Task description
Write out the data again exactly, skipping every picture.
- - -
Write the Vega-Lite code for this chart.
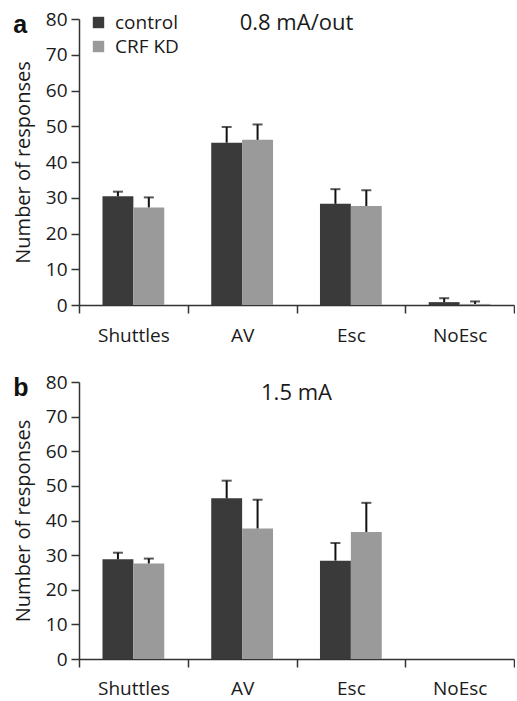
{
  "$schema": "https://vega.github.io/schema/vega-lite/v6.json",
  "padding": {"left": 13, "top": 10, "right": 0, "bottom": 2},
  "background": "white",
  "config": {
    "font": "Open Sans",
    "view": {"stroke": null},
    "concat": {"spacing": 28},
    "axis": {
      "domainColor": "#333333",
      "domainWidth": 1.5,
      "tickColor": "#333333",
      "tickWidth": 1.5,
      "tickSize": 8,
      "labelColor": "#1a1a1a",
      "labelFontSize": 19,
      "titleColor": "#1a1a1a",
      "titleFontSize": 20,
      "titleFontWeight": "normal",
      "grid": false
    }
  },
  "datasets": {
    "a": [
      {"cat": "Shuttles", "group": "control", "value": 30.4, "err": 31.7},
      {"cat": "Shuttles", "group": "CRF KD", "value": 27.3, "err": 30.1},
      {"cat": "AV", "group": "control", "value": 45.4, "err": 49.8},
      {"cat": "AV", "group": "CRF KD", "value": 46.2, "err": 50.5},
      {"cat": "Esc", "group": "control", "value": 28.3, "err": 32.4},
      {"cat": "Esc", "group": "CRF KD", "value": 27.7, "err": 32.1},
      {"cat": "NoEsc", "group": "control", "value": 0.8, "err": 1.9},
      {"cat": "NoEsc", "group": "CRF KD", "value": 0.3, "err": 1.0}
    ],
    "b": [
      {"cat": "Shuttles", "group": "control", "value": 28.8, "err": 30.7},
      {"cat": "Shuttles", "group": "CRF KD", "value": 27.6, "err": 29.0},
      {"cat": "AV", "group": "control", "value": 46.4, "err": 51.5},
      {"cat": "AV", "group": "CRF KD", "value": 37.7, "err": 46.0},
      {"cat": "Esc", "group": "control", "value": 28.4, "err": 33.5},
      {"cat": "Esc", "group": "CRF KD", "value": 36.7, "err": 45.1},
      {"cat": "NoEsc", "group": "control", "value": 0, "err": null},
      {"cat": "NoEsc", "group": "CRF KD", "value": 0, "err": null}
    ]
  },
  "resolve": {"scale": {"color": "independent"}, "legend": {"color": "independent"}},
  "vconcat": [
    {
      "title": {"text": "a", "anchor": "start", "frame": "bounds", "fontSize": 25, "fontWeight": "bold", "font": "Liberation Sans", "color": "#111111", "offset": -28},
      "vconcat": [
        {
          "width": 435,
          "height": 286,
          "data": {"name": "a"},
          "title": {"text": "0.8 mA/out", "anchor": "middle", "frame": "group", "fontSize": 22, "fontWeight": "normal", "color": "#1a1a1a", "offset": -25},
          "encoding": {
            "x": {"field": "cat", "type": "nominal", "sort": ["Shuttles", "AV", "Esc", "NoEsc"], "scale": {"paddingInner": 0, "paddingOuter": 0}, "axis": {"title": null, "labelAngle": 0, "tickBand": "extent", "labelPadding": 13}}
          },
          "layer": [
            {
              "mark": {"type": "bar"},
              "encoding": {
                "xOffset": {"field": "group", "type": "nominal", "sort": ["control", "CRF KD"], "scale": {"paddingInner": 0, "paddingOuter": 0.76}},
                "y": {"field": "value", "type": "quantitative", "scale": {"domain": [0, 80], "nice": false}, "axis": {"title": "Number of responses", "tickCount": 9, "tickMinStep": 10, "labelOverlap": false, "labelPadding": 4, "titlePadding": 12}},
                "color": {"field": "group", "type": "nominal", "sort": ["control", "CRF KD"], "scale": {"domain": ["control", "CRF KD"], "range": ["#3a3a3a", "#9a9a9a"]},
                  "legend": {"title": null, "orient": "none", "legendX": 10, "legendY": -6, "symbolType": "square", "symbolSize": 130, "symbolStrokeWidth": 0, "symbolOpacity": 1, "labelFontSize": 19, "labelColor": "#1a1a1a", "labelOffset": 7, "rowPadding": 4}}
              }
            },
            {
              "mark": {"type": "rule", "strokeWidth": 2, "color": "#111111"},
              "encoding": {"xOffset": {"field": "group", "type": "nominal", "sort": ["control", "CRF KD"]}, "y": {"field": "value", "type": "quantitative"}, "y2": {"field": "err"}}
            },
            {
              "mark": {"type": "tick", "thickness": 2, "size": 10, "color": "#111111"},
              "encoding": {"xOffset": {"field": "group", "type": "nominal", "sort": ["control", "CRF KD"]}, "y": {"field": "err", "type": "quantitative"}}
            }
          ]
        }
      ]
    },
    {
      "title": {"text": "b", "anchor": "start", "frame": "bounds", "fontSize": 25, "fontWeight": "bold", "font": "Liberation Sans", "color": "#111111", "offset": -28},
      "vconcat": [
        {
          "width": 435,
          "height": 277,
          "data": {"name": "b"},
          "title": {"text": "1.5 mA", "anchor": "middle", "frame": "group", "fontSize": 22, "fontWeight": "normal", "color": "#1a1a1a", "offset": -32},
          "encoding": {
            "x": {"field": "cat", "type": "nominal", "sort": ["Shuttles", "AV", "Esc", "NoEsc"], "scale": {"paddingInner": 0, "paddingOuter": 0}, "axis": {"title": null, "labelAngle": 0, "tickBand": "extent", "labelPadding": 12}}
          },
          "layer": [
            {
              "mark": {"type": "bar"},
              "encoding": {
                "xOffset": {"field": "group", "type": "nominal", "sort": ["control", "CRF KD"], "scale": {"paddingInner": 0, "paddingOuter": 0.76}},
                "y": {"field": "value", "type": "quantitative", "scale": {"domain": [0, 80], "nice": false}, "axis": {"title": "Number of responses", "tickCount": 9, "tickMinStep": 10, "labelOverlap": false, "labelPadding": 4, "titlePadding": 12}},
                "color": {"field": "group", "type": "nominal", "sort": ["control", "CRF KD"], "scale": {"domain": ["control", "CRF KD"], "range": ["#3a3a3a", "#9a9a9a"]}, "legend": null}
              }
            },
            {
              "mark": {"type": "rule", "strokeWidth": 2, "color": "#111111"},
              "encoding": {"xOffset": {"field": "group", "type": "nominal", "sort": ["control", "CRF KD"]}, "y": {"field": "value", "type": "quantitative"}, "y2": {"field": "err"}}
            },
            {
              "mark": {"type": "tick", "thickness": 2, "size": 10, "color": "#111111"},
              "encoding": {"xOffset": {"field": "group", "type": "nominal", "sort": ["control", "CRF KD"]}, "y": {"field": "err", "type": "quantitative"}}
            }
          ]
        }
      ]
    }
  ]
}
- - -
Result for this task
Write the Vega-Lite code for this chart.
{
  "$schema": "https://vega.github.io/schema/vega-lite/v6.json",
  "padding": {"left": 13, "top": 10, "right": 0, "bottom": 2},
  "background": "white",
  "config": {
    "font": "Open Sans",
    "view": {"stroke": null},
    "concat": {"spacing": 28},
    "axis": {
      "domainColor": "#333333",
      "domainWidth": 1.5,
      "tickColor": "#333333",
      "tickWidth": 1.5,
      "tickSize": 8,
      "labelColor": "#1a1a1a",
      "labelFontSize": 19,
      "titleColor": "#1a1a1a",
      "titleFontSize": 20,
      "titleFontWeight": "normal",
      "grid": false
    }
  },
  "datasets": {
    "a": [
      {"cat": "Shuttles", "group": "control", "value": 30.4, "err": 31.7},
      {"cat": "Shuttles", "group": "CRF KD", "value": 27.3, "err": 30.1},
      {"cat": "AV", "group": "control", "value": 45.4, "err": 49.8},
      {"cat": "AV", "group": "CRF KD", "value": 46.2, "err": 50.5},
      {"cat": "Esc", "group": "control", "value": 28.3, "err": 32.4},
      {"cat": "Esc", "group": "CRF KD", "value": 27.7, "err": 32.1},
      {"cat": "NoEsc", "group": "control", "value": 0.8, "err": 1.9},
      {"cat": "NoEsc", "group": "CRF KD", "value": 0.3, "err": 1.0}
    ],
    "b": [
      {"cat": "Shuttles", "group": "control", "value": 28.8, "err": 30.7},
      {"cat": "Shuttles", "group": "CRF KD", "value": 27.6, "err": 29.0},
      {"cat": "AV", "group": "control", "value": 46.4, "err": 51.5},
      {"cat": "AV", "group": "CRF KD", "value": 37.7, "err": 46.0},
      {"cat": "Esc", "group": "control", "value": 28.4, "err": 33.5},
      {"cat": "Esc", "group": "CRF KD", "value": 36.7, "err": 45.1},
      {"cat": "NoEsc", "group": "control", "value": 0, "err": null},
      {"cat": "NoEsc", "group": "CRF KD", "value": 0, "err": null}
    ]
  },
  "resolve": {"scale": {"color": "independent"}, "legend": {"color": "independent"}},
  "vconcat": [
    {
      "title": {"text": "a", "anchor": "start", "frame": "bounds", "fontSize": 25, "fontWeight": "bold", "font": "Liberation Sans", "color": "#111111", "offset": -28},
      "vconcat": [
        {
          "width": 435,
          "height": 286,
          "data": {"name": "a"},
          "title": {"text": "0.8 mA/out", "anchor": "middle", "frame": "group", "fontSize": 22, "fontWeight": "normal", "color": "#1a1a1a", "offset": -25},
          "encoding": {
            "x": {"field": "cat", "type": "nominal", "sort": ["Shuttles", "AV", "Esc", "NoEsc"], "scale": {"paddingInner": 0, "paddingOuter": 0}, "axis": {"title": null, "labelAngle": 0, "tickBand": "extent", "labelPadding": 13}}
          },
          "layer": [
            {
              "mark": {"type": "bar"},
              "encoding": {
                "xOffset": {"field": "group", "type": "nominal", "sort": ["control", "CRF KD"], "scale": {"paddingInner": 0, "paddingOuter": 0.76}},
                "y": {"field": "value", "type": "quantitative", "scale": {"domain": [0, 80], "nice": false}, "axis": {"title": "Number of responses", "tickCount": 9, "tickMinStep": 10, "labelOverlap": false, "labelPadding": 4, "titlePadding": 12}},
                "color": {"field": "group", "type": "nominal", "sort": ["control", "CRF KD"], "scale": {"domain": ["control", "CRF KD"], "range": ["#3a3a3a", "#9a9a9a"]},
                  "legend": {"title": null, "orient": "none", "legendX": 10, "legendY": -6, "symbolType": "square", "symbolSize": 130, "symbolStrokeWidth": 0, "symbolOpacity": 1, "labelFontSize": 19, "labelColor": "#1a1a1a", "labelOffset": 7, "rowPadding": 4}}
              }
            },
            {
              "mark": {"type": "rule", "strokeWidth": 2, "color": "#111111"},
              "encoding": {"xOffset": {"field": "group", "type": "nominal", "sort": ["control", "CRF KD"]}, "y": {"field": "value", "type": "quantitative"}, "y2": {"field": "err"}}
            },
            {
              "mark": {"type": "tick", "thickness": 2, "size": 10, "color": "#111111"},
              "encoding": {"xOffset": {"field": "group", "type": "nominal", "sort": ["control", "CRF KD"]}, "y": {"field": "err", "type": "quantitative"}}
            }
          ]
        }
      ]
    },
    {
      "title": {"text": "b", "anchor": "start", "frame": "bounds", "fontSize": 25, "fontWeight": "bold", "font": "Liberation Sans", "color": "#111111", "offset": -28},
      "vconcat": [
        {
          "width": 435,
          "height": 277,
          "data": {"name": "b"},
          "title": {"text": "1.5 mA", "anchor": "middle", "frame": "group", "fontSize": 22, "fontWeight": "normal", "color": "#1a1a1a", "offset": -32},
          "encoding": {
            "x": {"field": "cat", "type": "nominal", "sort": ["Shuttles", "AV", "Esc", "NoEsc"], "scale": {"paddingInner": 0, "paddingOuter": 0}, "axis": {"title": null, "labelAngle": 0, "tickBand": "extent", "labelPadding": 12}}
          },
          "layer": [
            {
              "mark": {"type": "bar"},
              "encoding": {
                "xOffset": {"field": "group", "type": "nominal", "sort": ["control", "CRF KD"], "scale": {"paddingInner": 0, "paddingOuter": 0.76}},
                "y": {"field": "value", "type": "quantitative", "scale": {"domain": [0, 80], "nice": false}, "axis": {"title": "Number of responses", "tickCount": 9, "tickMinStep": 10, "labelOverlap": false, "labelPadding": 4, "titlePadding": 12}},
                "color": {"field": "group", "type": "nominal", "sort": ["control", "CRF KD"], "scale": {"domain": ["control", "CRF KD"], "range": ["#3a3a3a", "#9a9a9a"]}, "legend": null}
              }
            },
            {
              "mark": {"type": "rule", "strokeWidth": 2, "color": "#111111"},
              "encoding": {"xOffset": {"field": "group", "type": "nominal", "sort": ["control", "CRF KD"]}, "y": {"field": "value", "type": "quantitative"}, "y2": {"field": "err"}}
            },
            {
              "mark": {"type": "tick", "thickness": 2, "size": 10, "color": "#111111"},
              "encoding": {"xOffset": {"field": "group", "type": "nominal", "sort": ["control", "CRF KD"]}, "y": {"field": "err", "type": "quantitative"}}
            }
          ]
        }
      ]
    }
  ]
}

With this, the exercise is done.